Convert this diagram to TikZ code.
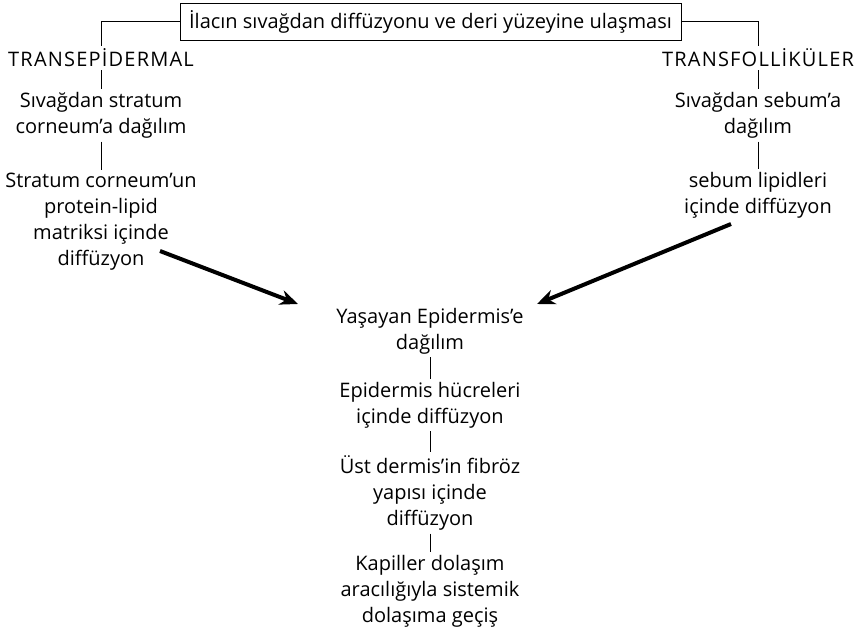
\documentclass[tikz,border=0pt]{standalone}
\usepackage{fontspec}
\setmainfont{Open Sans}
\usetikzlibrary{arrows.meta,calc}
\begin{document}
\begin{tikzpicture}[x=1pt,y=-1pt,
  txt/.style={align=center,inner sep=3pt,font=\fontsize{20}{26}\selectfont},
  caps/.style={txt,font=\fontsize{20}{26}\selectfont\addfontfeature{LetterSpace=6}},
  topbox/.style={draw,line width=1pt,minimum width=501pt,minimum height=37pt,inner sep=0pt,font=\fontsize{20}{26}\selectfont},
  conn/.style={line width=1pt},
  bigarrow/.style={line width=4pt,-{Stealth[length=18pt,width=15pt]}}]
\useasboundingbox (0,0) rectangle (859,628);
\node[topbox] (top) at (430.5,22) {İlacın sıvağdan diffüzyonu ve deri yüzeyine ulaşması};
\node[caps] (tep) at (101,58) {TRANSEPİDERMAL};
\node[txt] (l1) at (101,115.5) {Sıvağdan stratum\\corneum’a dağılım};
\node[txt] (l2) at (101,221.5) {Stratum corneum’un\\protein-lipid\\matriksi içinde\\diffüzyon};
\node[caps] (tf) at (758,58) {TRANSFOLLİKÜLER};
\node[txt] (r1) at (758,115.5) {Sıvağdan sebum’a\\dağılım};
\node[txt] (r2) at (758,195) {sebum lipidleri\\içinde diffüzyon};
\node[txt] (c1) at (430,331) {Yaşayan Epidermis’e\\dağılım};
\node[txt] (c2) at (430,405) {Epidermis hücreleri\\içinde diffüzyon};
\node[txt] (c3) at (430,493) {Üst dermis’in fibröz\\yapısı içinde\\diffüzyon};
\node[txt] (c4) at (430,591) {Kapiller dolaşım\\aracılığıyla sistemik\\dolaşıma geçiş};
\coordinate (a1s) at (160,251);
\coordinate (a1e) at (298,304);
\coordinate (a2s) at (731,224);
\coordinate (a2e) at (537,304);
\draw[conn] (top.west) -| (tep.north);
\draw[conn] (top.east) -| (tf.north);
\draw[conn] (tep.south) -- (l1.north);
\draw[conn] (l1.south) -- (l2.north);
\draw[conn] (tf.south) -- (r1.north);
\draw[conn] (r1.south) -- (r2.north);
\draw[conn] (c1.south) -- (c2.north);
\draw[conn] (c2.south) -- (c3.north);
\draw[conn] (c3.south) -- (c4.north);
\draw[bigarrow] (a1s) -- (a1e);
\draw[bigarrow] (a2s) -- (a2e);
\end{tikzpicture}
\end{document}
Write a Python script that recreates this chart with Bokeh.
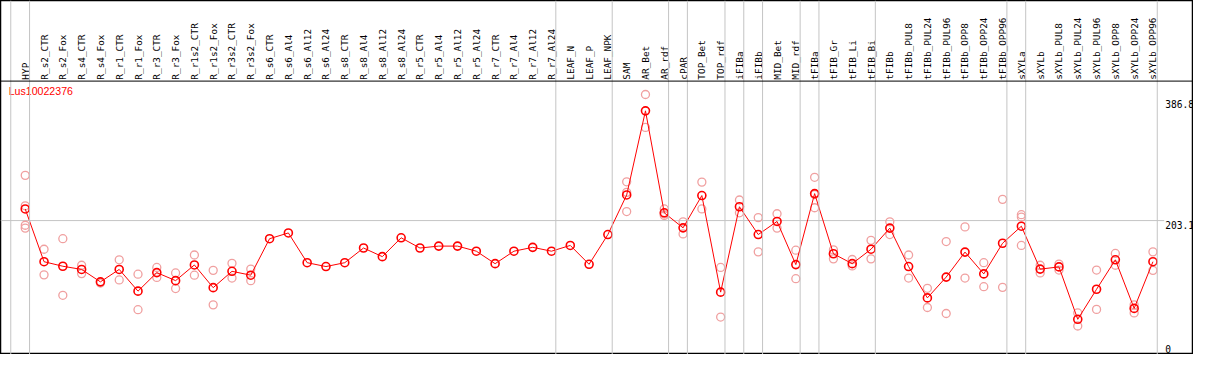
import numpy as np
from bokeh.plotting import figure
from bokeh.models import ColumnDataSource, Span
from bokeh.core.properties import value
from bokeh.embed import file_html
from bokeh.resources import INLINE

gene = "Lus10022376"

samples = ["HYP", "R_s2_CTR", "R_s2_Fox", "R_s4_CTR", "R_s4_Fox", "R_r1_CTR", "R_r1_Fox",
           "R_r3_CTR", "R_r3_Fox", "R_r1s2_CTR", "R_r1s2_Fox", "R_r3s2_CTR", "R_r3s2_Fox",
           "R_s6_CTR", "R_s6_Al4", "R_s6_Al12", "R_s6_Al24", "R_s8_CTR", "R_s8_Al4", "R_s8_Al12",
           "R_s8_Al24", "R_r5_CTR", "R_r5_Al4", "R_r5_Al12", "R_r5_Al24", "R_r7_CTR", "R_r7_Al4",
           "R_r7_Al12", "R_r7_Al24", "LEAF_N", "LEAF_P", "LEAF_NPK", "SAM", "AR_Bet", "AR_rdf",
           "cPAR", "TOP_Bet", "TOP_rdf", "iFIBa", "iFIBb", "MID_Bet", "MID_rdf", "tFIBa",
           "tFIB_Gr", "tFIB_Li", "tFIB_Bi", "tFIBb", "tFIBb_PUL8", "tFIBb_PUL24", "tFIBb_PUL96",
           "tFIBb_OPP8", "tFIBb_OPP24", "tFIBb_OPP96", "sXYLa", "sXYLb", "sXYLb_PUL8",
           "sXYLb_PUL24", "sXYLb_PUL96", "sXYLb_OPP8", "sXYLb_OPP24", "sXYLb_OPP96"]

means = [222.1, 135.9, 128.5, 123.3, 103.0, 123.3, 87.8, 118.1, 105.0, 130.6, 93.5, 120.2, 113.9,
         173.5, 182.9, 134.3, 128.0, 134.3, 158.3, 144.2, 175.0, 158.3, 161.4, 161.4, 153.1,
         132.7, 153.1, 159.4, 153.1, 162.5, 131.7, 180.3, 245.0, 382.4, 215.8, 191.2, 244.0,
         86.2, 225.7, 180.3, 201.7, 131.2, 247.2, 148.9, 132.7, 156.3, 190.8, 128.0, 76.8,
         110.8, 151.6, 116.0, 166.1, 193.9, 123.8, 127.4, 41.8, 90.9, 139.0, 59.6, 135.9]

replicates = [
    [277.0, 227.3, 195.5, 190.8], [156.3, 114.4], [173.5, 81.0], [130.1, 116.5], [101.0],
    [139.0, 106.1], [115.5, 57.5], [126.5, 110.2], [117.6, 92.0], [146.9, 113.9],
    [121.8, 65.4], [133.2, 109.2], [123.8, 105.0],
    [], [], [], [], [], [], [], [], [], [], [], [], [], [], [], [], [], [], [],
    [266.5, 249.2, 217.9], [409.1, 355.3], [222.1, 211.6, 214.0], [201.1, 181.3],
    [266.0, 222.1], [126.5, 45.5], [236.7, 215.8], [208.0, 152.0], [214.3, 190.8],
    [154.7, 108.2], [273.8, 245.6, 224.1], [155.2, 140.6], [139.5, 129.0], [170.8, 140.6],
    [201.1, 180.3], [146.9, 109.2], [92.5, 61.1], [168.8, 51.3], [192.8, 109.2],
    [134.3, 95.1], [237.8, 94.0], [212.7, 208.9, 162.5], [130.1, 117.6], [132.1, 122.3],
    [52.2, 30.9], [122.3, 58.0], [149.4, 130.1], [65.4, 52.2], [152.0, 121.8],
]

ytick_values = [0, 203.1, 386.8]
ytick_labels = ["0", "203.1", "386.8"]
group_breaks = [-1, 0, 28, 31, 34, 35, 37, 38, 39, 41, 42, 45, 52, 53, 60]

# layout constants (in data units)
X0, X1 = -1.316, 62.158
Y0, Y1 = -15.7, 562.7
HEADER_Y = 431.0
LABEL_Y = 433.4
YLAB_X = 60.65
GRID_OFF = 0.23

RED = "#FF0000"
PINK = "#F0A0A0"
GREY = "#C4C4C4"
MONO = value("DejaVu Sans Mono")

p = figure(width=1193, height=354, x_range=(X0, X1), y_range=(Y0, Y1),
           output_backend="svg", toolbar_location=None,
           x_axis_location=None, y_axis_location=None, min_border=0)
p.grid.visible = False
p.outline_line_color = "black"
p.outline_line_width = 1.5
p.background_fill_color = "white"

# vertical group separators
for b in group_breaks:
    p.add_layout(Span(location=b + GRID_OFF, dimension="height",
                      line_color=GREY, line_width=1))

# horizontal reference line
p.segment(x0=[X0], y0=[ytick_values[1]], x1=[YLAB_X - 0.05], y1=[ytick_values[1]],
          line_color=GREY, line_width=1)

# header separator
p.add_layout(Span(location=HEADER_Y, dimension="width", line_color="black", line_width=1))

idx = list(range(len(samples)))

# category labels (vertical)
p.text(x=idx, y=[LABEL_Y] * len(samples), text=samples, angle=np.pi / 2,
       text_font=MONO, text_font_size="9.4px", text_align="left",
       text_baseline="middle", text_color="black")

# replicate points
rep_x, rep_y = [], []
for i, reps in enumerate(replicates):
    for r in reps:
        rep_x.append(i)
        rep_y.append(r)
p.scatter(x=rep_x, y=rep_y, marker="circle", size=8, fill_color=None,
          line_color=PINK, line_width=1.3)

# mean line + points
src = ColumnDataSource(dict(x=idx, y=means))
p.line(x="x", y="y", source=src, line_color=RED, line_width=1)
p.scatter(x="x", y="y", source=src, marker="circle", size=8, fill_color=None,
          line_color=RED, line_width=1.6)

# y tick labels (inside, right side)
p.text(x=[YLAB_X, YLAB_X], y=ytick_values[:2], text=ytick_labels[:2],
       text_font=MONO, text_font_size="9.6px", text_align="left",
       text_baseline="top", text_color="black")
p.text(x=[YLAB_X], y=ytick_values[2:], text=ytick_labels[2:],
       text_font=MONO, text_font_size="9.6px", text_align="left",
       text_baseline="bottom", text_color="black")

# gene title
p.text(x=[-0.879], y=[404.4], text=[gene], text_font=value("Liberation Sans"),
       text_font_size="10.6px", text_align="left", text_baseline="bottom",
       text_color=RED)

open("out.html", "w").write(file_html(p, INLINE))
^^^^^^^^
DIRECTIVE =
Find each line holding the string "this" and copy it out.

FULL OUTPUT =
Convert this diagram to TikZ code.
Write a Python script that recreates this chart with Bokeh.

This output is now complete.